Pocono Trail Preserve
189 Pocono Trail, Nokomis

This 8.2-acre preserve, shares the same name as the street where it is located. The name has historical significance as it was named by Dr. Fred Albee, an early settler of Nokomis. While exploring the preserve’s network of trails, you can see diverse natural communities, including maritime hammock, tidal swamp and scrubby flatwoods. Keep your eyes open for gopher tortoises, grey squirrels, and an assortment of wading birds such as the little blue heron, snowy egret, white ibis and wood stork.

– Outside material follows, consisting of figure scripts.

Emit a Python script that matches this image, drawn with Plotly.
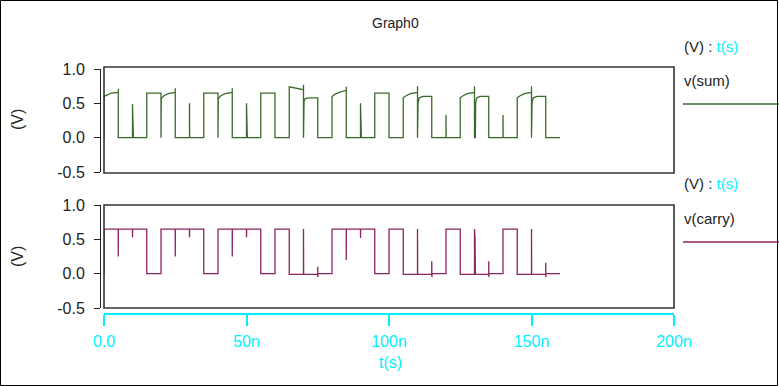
import plotly.graph_objects as go

W, H = 779, 386

# ---- data (time in ns, voltage in V) ----
sum_t = [0, 0, 1, 2.5, 5, 5, 5,
         10, 10, 10.3,
         15, 15, 20, 20, 20.1, 21, 22.5, 25, 25, 25,
         30, 30, 30.05,
         35, 35, 40, 40, 40.1, 41, 42.5, 45, 45, 45,
         50, 50, 50.3,
         55, 55, 60, 60,
         65, 65, 67, 70, 70, 70, 70.2, 70.6, 72, 75, 75,
         80, 80, 81, 82.5, 85, 85, 85,
         90, 90, 90.3,
         95, 95, 100, 100,
         105, 105, 106, 107.5, 110, 110, 110, 110.2, 110.6, 112, 115, 115,
         120, 120, 120.05,
         125, 125, 126, 127.5, 130, 130, 130, 130.3, 130.4, 130.8, 132, 135, 135,
         140, 140, 140.05,
         145, 145, 146, 147.5, 150, 150, 150, 150.2, 150.6, 152, 155, 155,
         160]
sum_v = [0, 0.60, 0.62, 0.65, 0.66, 0.71, 0,
         0, 0.49, 0,
         0, 0.65, 0.65, 0, 0.57, 0.61, 0.64, 0.66, 0.72, 0,
         0, 0.50, 0,
         0, 0.65, 0.65, 0, 0.57, 0.61, 0.64, 0.66, 0.72, 0,
         0, 0.50, 0,
         0, 0.65, 0.65, 0,
         0, 0.74, 0.72, 0.70, 0.77, 0, 0.53, 0.57, 0.58, 0.58, 0,
         0, 0.60, 0.63, 0.66, 0.69, 0.74, 0,
         0, 0.50, 0,
         0, 0.65, 0.65, 0,
         0, 0.58, 0.61, 0.64, 0.66, 0.75, 0, 0.51, 0.58, 0.60, 0.60, 0,
         0, 0.33, 0,
         0, 0.58, 0.61, 0.64, 0.66, 0.75, 0, 0.0, 0.51, 0.58, 0.60, 0.60, 0,
         0, 0.33, 0,
         0, 0.58, 0.61, 0.64, 0.66, 0.75, 0, 0.51, 0.58, 0.60, 0.60, 0,
         0]

carry_t = [0, 0, 5, 5, 5.05, 10, 10, 10.05, 15, 15,
           20, 20, 25, 25, 25.05, 30, 30, 30.05, 35, 35,
           40, 40, 45, 45, 45.05, 50, 50, 50.05, 55, 55,
           60, 60, 65, 65, 70, 70, 70.05, 75, 75, 75.05, 75.1,
           80, 80, 85, 85, 85.05, 90, 90, 90.05, 95, 95,
           100, 100, 105, 105, 110, 110, 110.05, 115, 115, 115.05, 115.1,
           120, 120, 125, 125, 130, 130, 130.05, 130.2, 130.2, 130.3, 135, 135, 135.05, 135.1,
           140, 140, 145, 145, 150, 150, 150.05, 155, 155, 155.05, 155.1,
           160]
carry_v = [0, 0.65, 0.65, 0.25, 0.65, 0.65, 0.53, 0.65, 0.65, 0,
           0, 0.65, 0.65, 0.25, 0.65, 0.65, 0.53, 0.65, 0.65, 0,
           0, 0.65, 0.65, 0.25, 0.65, 0.65, 0.53, 0.65, 0.65, 0,
           0, 0.65, 0.65, -0.01, -0.01, 0.65, -0.01, -0.01, 0.10, -0.05, 0,
           0, 0.65, 0.65, 0.20, 0.65, 0.65, 0.52, 0.65, 0.65, 0,
           0, 0.65, 0.65, -0.01, -0.01, 0.65, -0.01, -0.01, 0.18, -0.05, 0,
           0, 0.65, 0.65, -0.01, -0.01, 0.65, -0.01, -0.01, 0.52, -0.01, -0.01, 0.18, -0.05, 0,
           0, 0.65, 0.65, -0.01, -0.01, 0.65, -0.01, -0.01, 0.16, -0.05, 0,
           0]

x_tickvals = [0, 50, 100, 150, 200]
x_ticktext = ["0.0", "50n", "100n", "150n", "200n"]
y_tickvals = [-0.5, 0.0, 0.5, 1.0]
y_ticktext = ["-0.5", "0.0", "0.5", "1.0"]

GREEN = "#3a6a2a"
PURPLE = "#8b2462"
CYAN = "#00f0ff"
DARK = "#222222"
FONT = "Liberation Sans, Arial, sans-serif"


def px(x):
    return x / W


def py(y):
    return 1 - y / H


fig = go.Figure()
fig.add_trace(go.Scatter(x=sum_t, y=sum_v, mode="lines", xaxis="x", yaxis="y",
                         line=dict(color=GREEN, width=1.3), showlegend=False))
fig.add_trace(go.Scatter(x=carry_t, y=carry_v, mode="lines", xaxis="x", yaxis="y2",
                         line=dict(color=PURPLE, width=1.3), showlegend=False))

yax = dict(range=[-0.5, 1.0], tickvals=y_tickvals, ticktext=y_ticktext,
           showgrid=False, zeroline=False, showline=True, linecolor=DARK, linewidth=1,
           ticks="outside", ticklen=6, tickcolor=DARK, tickwidth=1,
           tickfont=dict(family=FONT, size=16, color=DARK),
           anchor="free", position=px(100), ticklabelstandoff=6, automargin=False)

fig.update_layout(
    template="none",
    width=W, height=H,
    margin=dict(l=0, r=0, t=0, b=0, pad=0, autoexpand=False),
    paper_bgcolor="white", plot_bgcolor="white",
    xaxis=dict(range=[0, 200], domain=[px(104), px(674)], tickvals=x_tickvals,
               ticktext=x_ticktext, showgrid=False, zeroline=False,
               showline=True, linecolor=CYAN, linewidth=2,
               ticks="outside", ticklen=11, tickcolor=CYAN, tickwidth=1.5,
               tickfont=dict(family=FONT, size=16, color=CYAN),
               anchor="free", position=py(314), ticklabelstandoff=2, automargin=False),
    yaxis=dict(domain=[py(172), py(69)], **yax),
    yaxis2=dict(domain=[py(308), py(205)], **yax),
    showlegend=False,
)

shapes = []
# plot frames
for (y0, y1) in [(67, 173), (205, 308)]:
    shapes.append(dict(type="rect", xref="paper", yref="paper",
                       x0=px(104), x1=px(674), y0=py(y1), y1=py(y0),
                       line=dict(color="#333333", width=1.6)))
# legend lines
shapes.append(dict(type="line", xref="paper", yref="paper",
                   x0=px(683), x1=px(779), y0=py(104), y1=py(104),
                   line=dict(color=GREEN, width=1.5)))
shapes.append(dict(type="line", xref="paper", yref="paper",
                   x0=px(683), x1=px(779), y0=py(242), y1=py(242),
                   line=dict(color=PURPLE, width=1.5)))
# outer border
shapes.append(dict(type="rect", xref="paper", yref="paper",
                   x0=px(0.5), x1=px(777.5), y0=py(385.5), y1=py(0.5),
                   line=dict(color="#000000", width=1)))
fig.update_layout(shapes=shapes)

ann = []
ann.append(dict(text="Graph0", x=px(395), y=py(23), xref="paper", yref="paper",
                showarrow=False, font=dict(family=FONT, size=14, color=DARK),
                xanchor="center", yanchor="middle"))
for yy in [120, 257]:
    ann.append(dict(text="(V)", x=px(17), y=py(yy), xref="paper", yref="paper",
                    showarrow=False, textangle=-90,
                    font=dict(family=FONT, size=16, color=DARK),
                    xanchor="center", yanchor="middle"))
for (yy, name) in [(47, "v(sum)"), (184, "v(carry)")]:
    ann.append(dict(text="(V) : <span style='color:%s'>t(s)</span>" % CYAN,
                    x=px(682), y=py(yy), xref="paper", yref="paper",
                    showarrow=False, font=dict(family=FONT, size=15, color=DARK),
                    xanchor="left", yanchor="middle"))
    ann.append(dict(text=name, x=px(682), y=py(yy + 34), xref="paper", yref="paper",
                    showarrow=False, font=dict(family=FONT, size=15, color=DARK),
                    xanchor="left", yanchor="middle"))
ann.append(dict(text="t(s)", x=px(390), y=py(362), xref="paper", yref="paper",
                showarrow=False, font=dict(family=FONT, size=16, color=CYAN),
                xanchor="center", yanchor="middle"))
fig.update_layout(annotations=ann)

fig.write_html("out.html", config={"displayModeBar": False},
               post_script="document.body.style.margin='0';document.body.style.overflow='hidden';")
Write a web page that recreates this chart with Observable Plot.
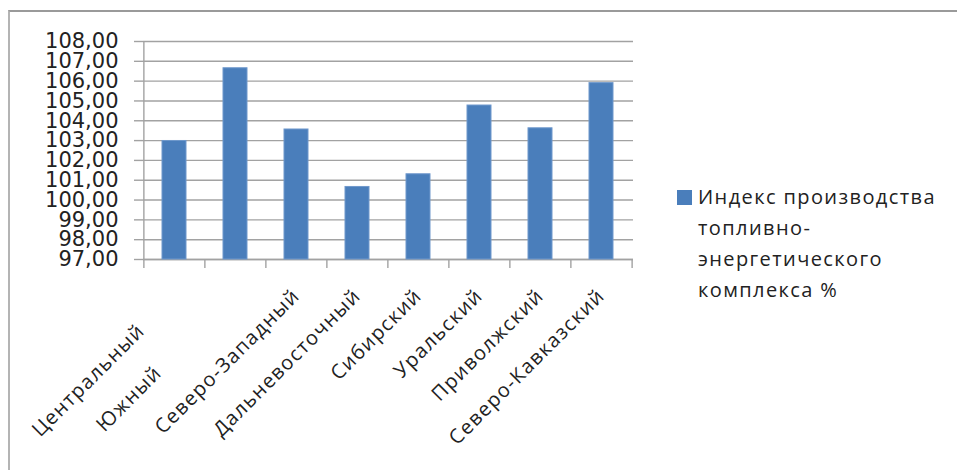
<!DOCTYPE html>
<html><head><meta charset="utf-8">
<script src="https://cdn.jsdelivr.net/npm/d3@7"></script>
<script src="https://cdn.jsdelivr.net/npm/@observablehq/plot@0.6"></script>
<style>
html,body{margin:0;padding:0;background:#fff;}
#wrap{position:relative;width:957px;height:470px;overflow:hidden;background:#fff;}
#frame{position:absolute;left:8px;top:10px;width:980px;height:480px;border-top:2px solid #9a9a9a;border-left:2px solid #b4b4b4;}
#chart{position:absolute;left:0;top:0;}
#chart g[aria-label="x-axis tick label"]{letter-spacing:1.3px;}
#legend{position:absolute;left:677px;top:181px;font-family:"Open Sans";font-size:20px;letter-spacing:1.4px;line-height:31px;color:#222;}
#legend .row{white-space:nowrap;}
#legend .sw{display:inline-block;width:15px;height:15px;background:#4a7ebb;margin-right:6px;vertical-align:-1px;}
#legend .ind{padding-left:21px;}
</style></head><body>
<div id="wrap"><div id="frame"></div><div id="chart"></div><div id="legend"></div></div>
<script>
const regions = ["Центральный","Южный","Северо-Западный","Дальневосточный","Сибирский","Уральский","Приволжский","Северо-Кавказский"];
const values = [102.98, 106.65, 103.56, 100.66, 101.3, 104.77, 103.62, 105.9];
const yTicks = [97,98,99,100,101,102,103,104,105,106,107,108];
const legendLines = ["Индекс производства","топливно-","энергетического","комплекса %"];

const data = regions.map((r, i) => ({region: r, value: values[i]}));
const fmt = d => d.toFixed(2).replace(".", ",");
const W = 660, H = 470, mL = 143, mR = 27, mT = 41, mB = 211;
const step = (W - mL - mR) / regions.length;
const gridColor = "#a2a2a2";
const yMin = yTicks[0], yMax = yTicks[yTicks.length - 1];
const labelFont = {label: null, fontSize: 20, fontFamily: "Open Sans", fill: "#222", tickSize: 0, tickRotate: -45, textAnchor: "end", lineAnchor: "middle", tickPadding: 33};

const plot = Plot.plot({
  width: W, height: H, marginLeft: mL, marginRight: mR, marginTop: mT, marginBottom: mB,
  style: {background: "transparent", overflow: "visible"},
  x: {domain: regions, paddingInner: 0.6, paddingOuter: 0.3, axis: null, label: null},
  y: {domain: [yMin, yMax], axis: null, label: null},
  marks: [
    Plot.gridY(yTicks, {stroke: gridColor, strokeOpacity: 1, strokeWidth: 1.4}),
    Plot.axisY(yTicks, {label: null, tickSize: 9, tickPadding: 16, tickFormat: fmt, fontSize: 21, fontFamily: "DejaVu Sans", fill: "#222", stroke: gridColor, strokeWidth: 1.4}),
    Plot.ruleX([regions[0]], {dx: -step / 2, y1: yMin, y2: yMax, stroke: gridColor, strokeWidth: 1.4}),
    Plot.ruleY([yMin], {stroke: gridColor, strokeWidth: 1.4}),
    Plot.axisX(regions, {label: null, tickSize: 9, tickFormat: () => "", dx: -step / 2, stroke: gridColor, strokeWidth: 1.4}),
    Plot.axisX([regions[regions.length - 1]], {label: null, tickSize: 9, tickFormat: () => "", dx: step / 2, stroke: gridColor, strokeWidth: 1.4}),
    Plot.barY(data, {x: "region", y1: yMin, y2: "value", fill: "#4a7ebb", stroke: "#6f98cc", strokeWidth: 1}),
    Plot.axisX(regions.slice(2), labelFont),
    Plot.axisX([regions[0]], {...labelFont, dx: -33, dy: 35}),
    Plot.axisX([regions[1]], {...labelFont, dx: -77, dy: 77})
  ]
});
document.getElementById("chart").appendChild(plot);

const leg = document.getElementById("legend");
legendLines.forEach((t, i) => {
  const row = document.createElement("div");
  row.className = "row" + (i ? " ind" : "");
  if (i === 0) { const s = document.createElement("span"); s.className = "sw"; row.appendChild(s); }
  row.appendChild(document.createTextNode(t));
  leg.appendChild(row);
});
</script>
</body></html>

The preserve offers approximately one mile of shady, unpaved and unmarked trails.
The preserve has very limited parking along the right-of-way so visitors are encouraged to park at the nearby Nokomis Community Center. Visitors can walk two blocks and access the preserve via a walk-thru gate.



South Venice Lemon Bay Preserve
5472 Kenisco Road, Venice

The South Venice Lemon Bay Preserve comprises 217 acres of protected land along scenic Lemon Bay. The preserve is nestled in the densely packed suburb of south Venice. This is a refuge for people as well as several protected animals such as gopher tortoises, Florida scrub-jays, bald eagles, river otters and an assortment of snakes, including the eastern coachwhip. A variety of plants thrive here. Look for mangroves, cord grasses, oak species, lupine, palafox, coontie and Curtis’s milkweed. There are boardwalks across the wetland slough. Great photo opportunities of coastal habitats including tidal swamp, tidal marsh, coastal hammock and upland communities such as mesic and scrubby flatwoods.

The preserve has nearly eight miles of unpaved hiking trails, including the 1.6 mile long scenic marked trail. Some trails flood after heavy rainfall. There is limited parking along road shoulders and you enter via walk-thru gates near three intersections (Ocelot and Phorus roads, Macon and Osprey roads, and Kenisco and Euclid roads).